My thoughts and views are heretical
I was speaking out of both sides of my mouth
My words border on deception regarding the meaning of God’s word
I will not listen to god’s word
I am fundamentally opposed to God’s word and mock it
I only pay lip service to submission to the Word
I don’t like what the Word says and use arguments and exegesis to reject it’s clear teaching
I mimic Satan
I have given into temptation
I continue to promote rebellion
I need prayer (very true!)
I am not a sincere seeker of the truth
I hate the truth…I hate it sir!
If I was truthful I could not make a living as a pastor
I am a wolf in sheep’s clothing
May God bring me to repentance or expose me to my presbytery and flock so they’ll remove me from my pulpit.

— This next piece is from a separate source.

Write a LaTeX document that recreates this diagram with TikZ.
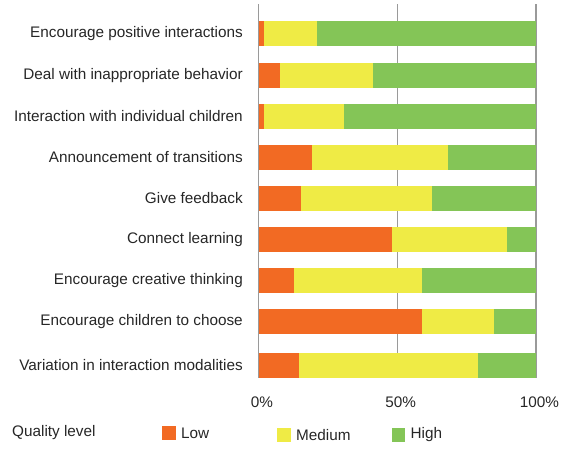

My words are heretical and will destroy God’s sheep
I was to be silent…sir!
I distort the truth and devour the sheep
I am not interested in arguments but rather moulding scripture around my own cultural mores
I am a product of the reigning culture
I add to the words of scripture

Throughout the conversation I was polite, even though the very first sentence of the very first comment directed at me attempted to mock me. Being polite did not help. Readers were warned that my polite and nice manner was deceptive, just like the old wolf in sheep’s clothing trick!

I will not direct you to the blog. I do not believe that they deserve the attention. What I will say is this. Whether someone is Egalitarian, Complementarian, or Vegetarian, Christ calls us to love them. The church has been so sidetracked with issues time and again. When will we simply get on with loving others? When will we get on with loving ourselves?